Joshua’s lucky escape
Sight-saving operation after pencil catapults into his eye. Berkshire parents raise £1,700 from swimathon for charity.
One lesson for nine-year old Berkshire schoolboy, Joshua Streak, turned into a nightmare. In December 2012, Joshua was busy completing his work, when the boy sitting next to him, who had been playing around with a pencil and elastic band, accidently catapulted the sharp pencil into Joshua’s eye as he looked round.
Realising something could be seriously amiss with Joshua’s eye, the school’s matron telephoned the young boy’s mother, Mrs Tracey Streak, and recommended that she take her son to the West Berkshire Community Hospital A&E as soon as possible.
There was indeed something gravely wrong with Joshua.
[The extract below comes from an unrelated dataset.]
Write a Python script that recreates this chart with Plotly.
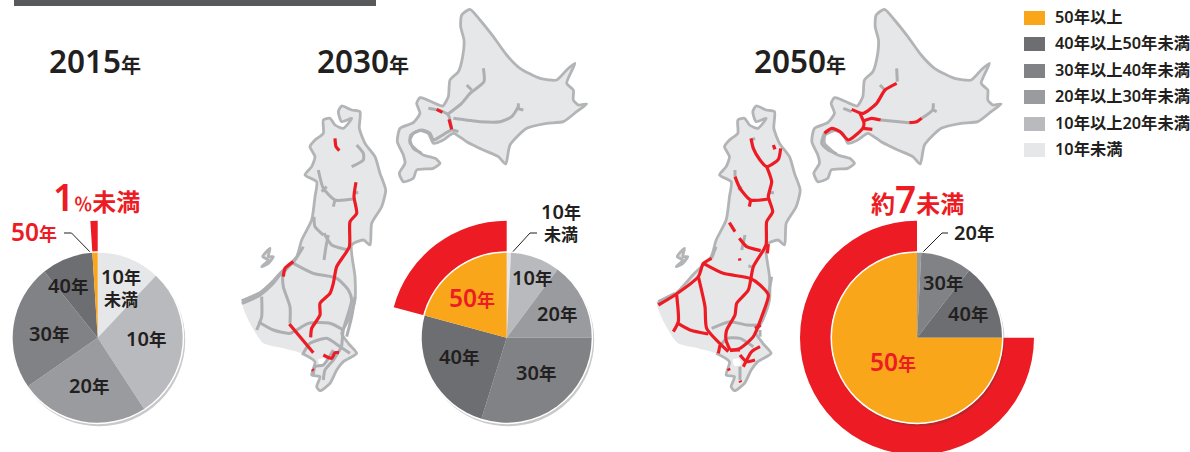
import plotly.graph_objects as go

PAD = 24
W, H = 1190 + PAD, 460
INK, RED, ORANGE = "#231f20", "#ed1c24", "#faa61a"
MAP_FILL, MAP_EDGE, ROAD = "#e6e7e8", "#b2b4b6", "#adafb2"
FONT = "Noto Sans, Noto Sans CJK JP"

CATEGORIES = ["10年未満", "10年以上20年未満", "20年以上30年未満", "30年以上40年未満", "40年以上50年未満", "50年以上"]
COLORS = ["#e6e7e8", "#b9babe", "#9a9b9f", "#808285", "#6d6e71", ORANGE]
SHARES_2015 = [12.0, 28.8, 24.5, 23.9, 9.8, 1.0]
SHARES_2030 = [0.8, 9.4, 14.8, 29.8, 24.4, 20.8]
SHARES_2050 = [0.0, 0.0, 0.8, 9.7, 14.5, 75.0]

LEGEND_ORDER = [5, 4, 3, 2, 1, 0]
LEGEND_Y = [18, 44, 71, 97, 124, 150]

# Map drawings, in reference zoom units
HOKKAIDO = [(690,28),(665,45),(662,80),(672,120),(668,170),(655,215),(630,240),(625,290),(608,318),(585,310),(558,298),(540,293),(530,310),(540,340),(520,368),(480,385),(472,425),(490,465),(495,490),(478,520),(490,545),(520,535),(530,510),(580,505),(600,490),(585,475),(550,465),(530,450),(510,430),(512,405),(540,392),(565,400),(580,430),(610,420),(640,400),(680,425),(730,450),(775,470),(797,492),(810,435),(860,385),(920,370),(970,365),(1010,335),(1040,312),(1015,315),(1000,300),(1000,270),(980,250),(1005,190),(980,210),(950,240),(900,235),(840,205),(800,165),(760,110),(720,60),(690,28)]
HONSHU = [(305,318),(335,330),(360,335),(358,385),(375,430),(405,470),(420,520),(437,570),(425,620),(395,670),(390,735),(370,720),(335,735),(345,830),(345,900),(325,960),(305,1000),(325,1030),(350,1060),(310,1085),(290,1110),(270,1150),(240,1172),(230,1160),(240,1130),(215,1125),(225,1085),(185,1060),(130,1045),(70,1030),(30,970),(8,910),(60,885),(120,820),(170,770),(185,720),(215,660),(225,590),(230,545),(195,525),(215,500),(225,470),(210,440),(225,420),(250,400),(250,360),(270,355),(285,375),(310,385),(335,355),(305,365),(295,335),(305,318)]
HONSHU_COAST = HONSHU[31:] + HONSHU[1:28]
TOKYO_BAY = [(235,1078),(255,1076),(258,1095),(240,1098),(235,1078)]
SADO = [(90,745),(68,770),(85,780),(65,800),(85,790),(100,770),(85,770),(90,745)]

ROADS_2030 = [
 [(730,205),(732,245),(690,280),(665,310),(620,345)], [(680,255),(695,270)],
 [(640,355),(720,365),(780,365),(815,350),(835,320)], [(830,325),(850,330)], [(835,310),(835,325)],
 [(655,395),(635,390),(600,410),(580,420),(570,400),(545,390),(520,400),(510,420),(520,445),(545,460)],
 [(565,325),(600,332),(625,345),(635,388)],
 [(350,435),(370,460),(370,480),(335,500)],
 [(235,510),(250,565),(285,600),(340,597)], [(285,600),(280,620)], [(245,575),(260,560)], [(340,578),(355,578)],
 [(222,650),(225,680),(250,705)], [(265,705),(258,740),(252,780)], [(252,700),(275,735),(325,750)],
 [(190,740),(165,780),(130,820),(130,860),(150,920),(150,970)],
 [(160,790),(220,820),(290,835),(325,870),(335,900),(310,990),(305,1040)],
 [(5,910),(60,885),(100,850),(130,810)], [(5,903),(60,878),(100,843)],
 [(65,890),(65,950),(50,990)],
 [(55,965),(100,990),(150,1000),(205,970),(270,970),(310,990)],
 [(190,1060),(210,1030),(260,1015),(300,1040),(330,1060)],
 [(305,1040),(280,1080),(255,1110),(250,1140)],
 [(280,1050),(250,1095),(225,1100),(220,1125)],
 [(345,890),(335,950),(320,1010)],
]
RED_2030 = [
 [(590,328),(607,337)], [(627,358),(635,388)], [(285,415),(288,440),(298,452)],
 [(348,547),(342,590),(350,640),(330,665),(328,740),(290,800),(280,850),(270,880),(240,910),(240,945),(215,985),(212,1012)],
 [(160,785),(135,805),(130,830)], [(148,972),(220,1058)],
 [(250,1065),(275,1075),(285,1058),(297,1058)], [(217,1108),(220,1112)],
]
ROADS_2050 = [
 [(770,205),(772,245)], [(720,255),(735,270)], [(722,360),(808,368)], [(845,355),(878,330),(880,310)], [(880,330),(890,335)],
 [(553,400),(545,430),(565,450),(590,462)], [(610,325),(635,335)],
 [(215,985),(270,965),(320,975),(360,975)], [(240,1040),(260,1015),(300,1015),(340,1040)],
 [(315,705),(305,750)], [(325,798),(335,800)], [(395,830),(385,885)], [(285,510),(285,530)], [(295,570),(305,560)], [(385,578),(402,578)],
 [(345,415),(333,420)], [(228,740),(215,775)], [(55,905),(105,880)], [(360,990),(360,1010)], [(300,1100),(300,1140)],
]
RED_2050 = [
 [(770,250),(735,270),(710,310),(670,340),(635,328)],
 [(660,340),(672,370),(668,385),(625,420),(600,395),(575,385),(553,400)],
 [(672,362),(695,355),(722,360)], [(808,368),(830,365),(845,355)], [(670,385),(697,388)],
 [(333,415),(340,445),(360,480),(380,500),(415,478),(422,445)], [(400,435),(405,448)],
 [(380,500),(395,545),(385,590),(398,635),(380,665),(378,735),(340,800),(325,870),(290,910),(285,945),(260,990),(258,1020),(270,1050)],
 [(285,530),(300,565),(332,600),(385,597)], [(332,600),(328,620)],
 [(268,668),(285,695)], [(298,715),(320,740),(362,752)], [(385,732),(382,760)],
 [(215,775),(190,790),(175,830),(105,885),(55,915)],
 [(190,790),(250,820),(330,835),(360,855),(385,885),(365,950),(340,1010),(300,1045),(270,1052)],
 [(175,830),(195,920),(200,985),(265,1055)],
 [(110,885),(115,965),(100,995)], [(110,968),(150,990),(205,1002)],
 [(240,1035),(235,1060)], [(345,985),(362,975)],
 [(270,1050),(300,1050)], [(300,1065),(320,1085),(345,1080)], [(310,1100),(335,1055),(360,1040)],
 [(265,1105),(268,1112)], [(300,1142),(302,1147)], [(298,775),(300,782)],
]

def z2(points):
    return [240 + p[0] / 3 for p in points], [p[1] / 3 for p in points]
def z3(points):
    return [640 + p[0] / 3 for p in points], [p[1] / 3 for p in points]

def joined(segments, conv):
    xs, ys = [], []
    for s in segments:
        x, y = conv(s)
        xs += x + [None]
        ys += y + [None]
    return xs, ys

fig = go.Figure()
SPLINE = dict(shape="spline", smoothing=0.6)

def land(points, dx, fill=True, stroke=True, fillcolor=MAP_FILL):
    x, y = z2(points)
    fig.add_trace(go.Scatter(x=[v + dx for v in x], y=y, mode="lines", fill="toself" if fill else "none",
                             fillcolor=fillcolor,
                             line=dict(color=MAP_EDGE, width=2.8 if stroke else 0, **SPLINE), hoverinfo="skip"))

for dx, conv, roads, reds in ((0, z2, ROADS_2030, RED_2030), (414.5, z3, ROADS_2050, RED_2050)):
    land(HOKKAIDO, dx)
    land(HONSHU, dx, stroke=False)
    land(HONSHU_COAST, dx, fill=False)
    land(SADO, dx)
    land(TOKYO_BAY, dx, stroke=False, fillcolor="#ffffff")
    x, y = joined(roads, conv)
    fig.add_trace(go.Scatter(x=x, y=y, mode="lines", line=dict(color=ROAD, width=3, **SPLINE), hoverinfo="skip"))
    x, y = joined(reds, conv)
    fig.add_trace(go.Scatter(x=x, y=y, mode="lines", line=dict(color=RED, width=3.2, **SPLINE), hoverinfo="skip"))

def dom(cx, cy, r):
    return dict(x=[(cx - r + PAD) / W, (cx + r + PAD) / W], y=[1 - (cy + r) / H, 1 - (cy - r) / H])

def pie(values, colors, cx, cy, r, hole=0):
    fig.add_trace(go.Pie(values=values, marker=dict(colors=colors, line=dict(width=0)), domain=dom(cx, cy, r),
                         hole=hole, sort=False, direction="clockwise", rotation=0, textinfo="none",
                         hoverinfo="skip", showlegend=False))

for shares, cx in ((SHARES_2015, 97.7), (SHARES_2030, 506.7), (SHARES_2050, 917)):
    cy = 337.7
    pie([100 - shares[5], shares[5]], ["rgba(0,0,0,0)", RED], cx, cy, 117, hole=86 / 117)
    pie([1], ["rgba(60,60,60,0.28)"], cx + 1.5, cy + 2.5, 86)
    pie([1], ["#ffffff"], cx, cy, 86.5)
    pie(shares, COLORS, cx, cy, 85)

def text(x, y, s, size=18.5, color=INK, anchor="center"):
    fig.add_annotation(x=x, y=y - 2, text=s, showarrow=False, xanchor=anchor, yanchor="middle",
                       font=dict(family=FONT, size=size, color=color, weight=600))

def nen(d, small):
    return f'{d}<span style="font-size:{small}px">年</span>'

def leader(px, py):
    fig.add_trace(go.Scatter(x=px, y=py, mode="lines", line=dict(color=INK, width=1), hoverinfo="skip"))

for x, s in ((95, "2015"), (363, "2030"), (800, "2050")):
    text(x, 62, nen(s, 20), size=31.5)

for x, y, s in ((145.7, 340, "10"), (89, 387, "20"), (48.7, 335, "30"), (68, 287, "40"),
                (531.7, 279, "10"), (556.7, 315, "20"), (536, 374, "30"), (459, 358, "40"),
                (943, 284, "30"), (968, 315, "40"), (974, 234, "20")):
    text(x, y, nen(s, 17.5), size=20)
wrapped = '<span style="font-size:20px">10</span>年<br>未満'
text(121, 288.5, wrapped, 17)
text(561, 223.5, wrapped, 17)
text(34, 233, nen("50", 18), 24.5, RED)
text(471.7, 299, nen("50", 18), 24.5, RED)
text(893, 363, nen("50", 18), 24.5, RED)
text(96, 198, '<span style="font-size:37px">1</span><span style="font-size:18px">％</span>未満', 24, RED)
text(917, 200, '約<span style="font-size:37px">7</span>未満', 24, RED)

leader([64, 71.5, 96], [233, 233, 258])
leader([537, 530, 508], [233, 233, 257])
leader([948, 942, 918], [233, 233, 257])

shapes = [dict(type="rect", xref="x", yref="y", x0=14, x1=376, y0=0, y1=6, fillcolor="#58595b", line_width=0)]
for i, y in zip(LEGEND_ORDER, LEGEND_Y):
    shapes.append(dict(type="rect", xref="x", yref="y", x0=1024, x1=1045, y0=y - 7, y1=y + 7,
                       fillcolor=COLORS[i], line_width=0))
    text(1053, y + 1, CATEGORIES[i], 16.3, anchor="left")

fig.update_layout(
    width=W, height=H, margin=dict(l=0, r=0, t=0, b=0), autosize=False,
    paper_bgcolor="#ffffff", plot_bgcolor="#ffffff", showlegend=False, shapes=shapes,
    xaxis=dict(range=[-PAD, 1190], visible=False, fixedrange=True),
    yaxis=dict(range=[H, 0], visible=False, fixedrange=True),
)
fig.write_html("out.html", config=dict(displayModeBar=False), post_script=
    f"document.documentElement.style.overflow='hidden';document.body.style.overflow='hidden';document.body.style.margin='0 0 0 -{PAD}px';")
The hospital doctor found a piece of pencil lead stuck in the boy’s left eye. Joshua was now a major emergency who needed urgent, specialist help. Joshua was rushed to Reading’s Royal Berkshire Hospital where its ophthalmic surgeon, Mr Ahmed El-Amir, director of The Berkshire Eye Clinic and The Harley Street Eye Clinic, was called in to help.
Mr El-Amir operated as soon as possible. The surgeon had to conduct a complex operation involving micro-incision vitrectomy surgery and repair of the wound.
Joshua’s worried parents had to wait two hours before hearing the good news that the operation had been a success, but it would be some time before they would know if any permanent damage had been caused.
According to Mrs Streak: “After operating on Joshua, Mr El-Amir informed me that the pencil lead had penetrated the white of Joshua’s eye. A few millimetres further towards the iris and he could have been blinded in that eye.”
After several visits in 2014 to Mr El-Amir’s clinic to check on Joshua’s eye, he was given the wonderful news that his sight had not been impaired and he could be discharged.
Joshua and his grateful parents raised money by organising a swimathon and donated £1,700 to The Berkshire Eye Clinic’s charity, the Retinal Children’s Fund which it set up to support eye care for children. The fund is currently aiding efforts to raise a further £25,000 to buy a new Retcam machine for the Special Care Baby Unit at Heatherwood & Wexham Park Hospital, Frimley Health NHS Foundation Trust in Berkshire.